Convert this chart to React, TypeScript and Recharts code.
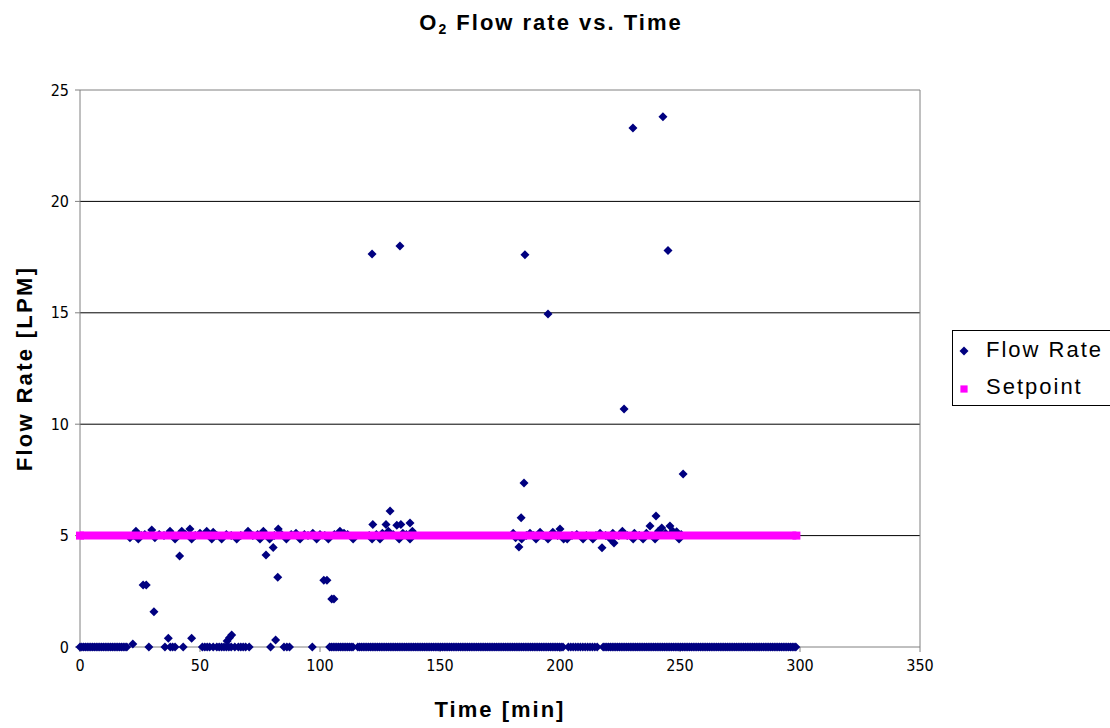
import { ReferenceLine, Scatter, ScatterChart, XAxis, YAxis } from "recharts";

const xTicks = [0, 50, 100, 150, 200, 250, 300, 350];
const yTicks = [0, 5, 10, 15, 20, 25];
const gridValues = [5, 10, 15, 20];

// times [min] where the flow read 0 LPM
const zeroTimes = [
  0, 0.75, 1.5, 2.25, 3, 3.75, 4.5, 5.25, 6, 6.75, 7.5, 8.25, 9, 9.75, 10.5, 11.25, 12, 12.75,
  13.5, 14.25, 15, 15.75, 16.5, 17.25, 18, 18.75, 19.5,
  28.7, 35.4, 37.6, 38.6, 39.6, 43,
  51, 52, 53, 54, 55.5, 57, 58, 59, 60, 61, 62, 63, 64.5, 66, 67, 68, 69, 70.5,
  79.4, 85, 86.2, 87.3, 96.8,
  104, 104.75, 105.5, 106.25, 107, 107.75, 108.5, 109.25, 110, 110.75, 111.5, 112.25, 113,
  113.75, 115.75, 116.5, 117.25, 118, 118.75, 119.5, 120.25, 121, 121.75, 122.5, 123.25, 124,
  124.75, 125.5, 126.25, 127, 127.75, 128.5, 129.25, 130, 130.75, 131.5, 132.25, 133, 133.75,
  134.5, 135.25, 136, 136.75, 137.5, 138.25, 139, 139.75, 140.5, 141.25, 142, 142.75, 143.5,
  144.25, 145, 145.75, 146.5, 147.25, 148, 148.75, 149.5, 150.25, 151, 151.75, 152.5, 153.25,
  154, 154.75, 155.5, 156.25, 157, 157.75, 158.5, 159.25, 160, 160.75, 161.5, 162.25, 163,
  163.75, 164.5, 165.25, 166, 166.75, 167.5, 168.25, 169, 169.75, 170.5, 171.25, 172, 172.75,
  173.5, 174.25, 175, 175.75, 176.5, 177.25, 178, 178.75, 179.5, 180.25, 181, 181.75, 182.5,
  183.25, 184, 184.75, 185.5, 186.25, 187, 187.75, 188.5, 189.25, 190, 190.75, 191.5, 192.25,
  193, 193.75, 194.5, 195.25, 196, 196.75, 197.5, 198.25, 199, 199.75, 200.5, 201.25,
  203.5, 204.5, 205.5, 206.5, 207.5, 208.5, 209.5, 210.5, 211.5, 212.5, 213.5, 214.5, 215.5,
  218, 218.75, 219.5, 220.25, 221, 221.75, 222.5, 223.25, 224, 224.75, 225.5, 226.25, 227,
  227.75, 228.5, 229.25, 230, 230.75, 231.5, 232.25, 233, 233.75, 234.5, 235.25, 236, 236.75,
  237.5, 238.25, 239, 239.75, 240.5, 241.25, 242, 242.75, 243.5, 244.25, 245, 245.75, 246.5,
  247.25, 248, 248.75, 249.5, 250.25, 251, 251.75, 252.5, 253.25, 254, 254.75, 255.5, 256.25,
  257, 257.75, 258.5, 259.25, 260, 260.75, 261.5, 262.25, 263, 263.75, 264.5, 265.25, 266,
  266.75, 267.5, 268.25, 269, 269.75, 270.5, 271.25, 272, 272.75, 273.5, 274.25, 275, 275.75,
  276.5, 277.25, 278, 278.75, 279.5, 280.25, 281, 281.75, 282.5, 283.25, 284, 284.75, 285.5,
  286.25, 287, 287.75, 288.5, 289.25, 290, 290.75, 291.5, 292.25, 293, 293.75, 294.5, 295.25,
  296, 296.75, 297.5, 298.25,
];

// readings around the 5 LPM setpoint [time, flow]
const nearSetpoint: [number, number][] = [
  [20.8, 4.9], [22.5, 5.0], [23.3, 5.2], [24.3, 4.85], [25.5, 5.0], [27, 5.05], [29.9, 5.25],
  [31.2, 4.9], [33, 5.05], [35, 5.0], [37.5, 5.2], [39.6, 4.85], [41, 5.0], [42.4, 5.2],
  [44, 5.05], [45.8, 5.3], [46.5, 4.85], [48, 5.0], [50, 5.1], [52.8, 5.2], [54.9, 4.85],
  [55.5, 5.15], [57, 5.0], [59, 4.85], [61, 5.05], [63, 5.0], [65.3, 4.85], [67, 5.0],
  [70, 5.2], [72, 5.0], [74, 5.05], [75, 4.85], [76.4, 5.2], [79, 4.85], [81, 5.0], [82.6, 5.3],
  [84, 5.05], [86, 4.85], [88, 5.05], [90, 5.1], [91.7, 4.85], [93.5, 5.05], [95, 5.0],
  [97, 5.1], [98.6, 4.85], [100, 5.05], [102, 5.0], [103.5, 4.85], [106, 5.05], [108.3, 5.2],
  [110, 5.1], [111.5, 5.05], [113.8, 4.85],
  [120.5, 5.0], [121.7, 4.85], [122, 5.5], [123.5, 5.05], [125, 4.85], [126, 5.1], [127.5, 5.5],
  [128.5, 5.2], [129.2, 6.1], [130.5, 5.05], [132, 5.47], [133, 4.85], [133.7, 5.5],
  [134.5, 5.1], [136, 5.05], [137.5, 5.56], [137.5, 4.85], [138.5, 5.2],
  [180.5, 5.1], [181.5, 4.9], [182.9, 4.49], [183.8, 5.8], [184, 4.85], [186, 5.0],
  [187.5, 5.1], [189, 5.0], [190, 4.85], [191.7, 5.15], [193, 5.0], [195, 4.85], [197, 5.15],
  [199, 5.0], [200, 5.3], [201.5, 4.85], [203, 4.85], [205, 5.0], [207, 5.05], [209.6, 4.85],
  [211, 5.0], [213.7, 4.85], [215, 5.0], [216.7, 5.1], [217.5, 4.46], [219, 5.0], [221, 4.85],
  [222, 5.1], [222.5, 4.67], [224.5, 5.0], [226, 5.2], [228, 5.0], [230.5, 4.85], [231, 5.1],
  [233, 5.0], [234.6, 4.85], [236, 5.1], [237.5, 5.43], [239.6, 4.85], [240, 5.88], [241, 5.2],
  [242.4, 5.34], [244, 5.1], [245.8, 5.43], [247, 5.2], [248.6, 5.17], [249.6, 4.85],
  [250.5, 5.05],
];

// low readings and spikes [time, flow]
const excursions: [number, number][] = [
  [22, 0.13], [26.3, 2.78], [27.6, 2.78], [30.8, 1.58], [36.8, 0.39], [41.5, 4.08],
  [46.5, 0.39], [61.3, 0.27], [62.3, 0.42], [63.2, 0.54], [77.5, 4.13], [80.5, 4.47],
  [81.5, 0.31], [82.4, 3.13], [101.6, 3.0], [102.9, 3.0], [104.9, 2.15], [105.8, 2.15],
  [121.7, 17.64], [133.3, 18.0], [185, 7.36], [185.4, 17.6], [195, 14.95], [226.7, 10.68],
  [230.4, 23.3], [242.9, 23.8], [245, 17.8], [251.3, 7.76],
];

const setpointTimes = [0, 298.5];
const setpointValue = 5;

const flowData = [
  ...zeroTimes.map((t) => ({ t, v: 0 })),
  ...nearSetpoint.map(([t, v]) => ({ t, v })),
  ...excursions.map(([t, v]) => ({ t, v })),
];
const setpointData = setpointTimes.map((t) => ({ t, v: setpointValue }));

const NAVY = "#000080";
const MAGENTA = "#FF00FF";
const AXIS_GRAY = "#808080";

const Diamond = (props: any) => {
  const { cx, cy } = props;
  const r = 4.5;
  return (
    <polygon
      points={`${cx},${cy - r} ${cx + r},${cy} ${cx},${cy + r} ${cx - r},${cy}`}
      fill={NAVY}
    />
  );
};

const Square = (props: any) => {
  const { cx, cy } = props;
  return <rect x={cx - 4} y={cy - 4} width={8} height={8} fill={MAGENTA} />;
};

const tickStyle = {
  fontSize: 16,
  fill: "#000",
  fontFamily: "'Liberation Sans Narrow', 'DejaVu Sans Condensed', Arial, sans-serif",
};

const labelFont = "'Liberation Sans', Arial, sans-serif";

export default function App() {
  return (
    <div style={{ position: "absolute", left: 0, top: 0, width: 1110, height: 728, background: "#fff", fontFamily: labelFont }}>
      <div
        style={{
          position: "absolute",
          top: 11,
          left: 0,
          width: 1102,
          textAlign: "center",
          fontSize: 22,
          lineHeight: "24px",
          fontWeight: "bold",
          letterSpacing: 2,
        }}
      >
        O<sub style={{ fontSize: 14, verticalAlign: -4 }}>2</sub> Flow rate vs. Time
      </div>

      <ScatterChart width={1110} height={728} margin={{ top: 90, right: 190, bottom: 0, left: 0 }}>
        {gridValues.map((g) => (
          <ReferenceLine key={g} y={g} stroke="#000" strokeWidth={1} />
        ))}
        <ReferenceLine y={25} stroke={AXIS_GRAY} strokeWidth={1} />
        <ReferenceLine x={350} stroke={AXIS_GRAY} strokeWidth={1} />
        <XAxis
          type="number"
          dataKey="t"
          domain={[0, 350]}
          ticks={xTicks}
          height={81}
          tick={tickStyle}
          tickSize={5}
          tickMargin={8}
          axisLine={{ stroke: AXIS_GRAY }}
          tickLine={{ stroke: AXIS_GRAY }}
          label={{
            value: "Time [min]",
            position: "insideBottom",
            offset: 11,
            style: { fontSize: 22, fontWeight: "bold", fill: "#000", letterSpacing: 2, fontFamily: labelFont },
          }}
        />
        <YAxis
          type="number"
          dataKey="v"
          domain={[0, 25]}
          ticks={yTicks}
          width={80}
          tick={tickStyle}
          tickSize={5}
          tickMargin={6}
          axisLine={{ stroke: AXIS_GRAY }}
          tickLine={{ stroke: AXIS_GRAY }}
          label={{
            value: "Flow Rate [LPM]",
            angle: -90,
            position: "insideLeft",
            offset: 24,
            style: { textAnchor: "middle", fontSize: 22, fontWeight: "bold", fill: "#000", letterSpacing: 2.3, fontFamily: labelFont },
          }}
        />
        <Scatter name="Flow Rate" data={flowData} shape={Diamond} isAnimationActive={false} />
        <Scatter
          name="Setpoint"
          data={setpointData}
          shape={Square}
          line={{ stroke: MAGENTA, strokeWidth: 8 }}
          isAnimationActive={false}
        />
      </ScatterChart>

      <div
        style={{
          position: "absolute",
          left: 952,
          top: 330,
          width: 160,
          height: 76,
          border: "1px solid #000",
          boxSizing: "border-box",
          fontSize: 22,
          letterSpacing: 2,
        }}
      >
        <div style={{ position: "absolute", left: 7, top: 16, width: 8, height: 8, background: NAVY, transform: "rotate(45deg) scale(0.8)" }} />
        <div style={{ position: "absolute", left: 33, top: 6, lineHeight: "26px" }}>Flow Rate</div>
        <div style={{ position: "absolute", left: 7, top: 54, width: 8, height: 8, background: MAGENTA, transform: "scale(0.9)" }} />
        <div style={{ position: "absolute", left: 33, top: 43, lineHeight: "26px" }}>Setpoint</div>
      </div>
    </div>
  );
}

### TASK INSTRUCTIONS
Write out exactly the lines between the start of the data and the line with "const gridValues = [5, 10, 15, 20];", including both, but none of the pictures.

### ANSWER IN FULL
Convert this chart to React, TypeScript and Recharts code.
import { ReferenceLine, Scatter, ScatterChart, XAxis, YAxis } from "recharts";

const xTicks = [0, 50, 100, 150, 200, 250, 300, 350];
const yTicks = [0, 5, 10, 15, 20, 25];
const gridValues = [5, 10, 15, 20];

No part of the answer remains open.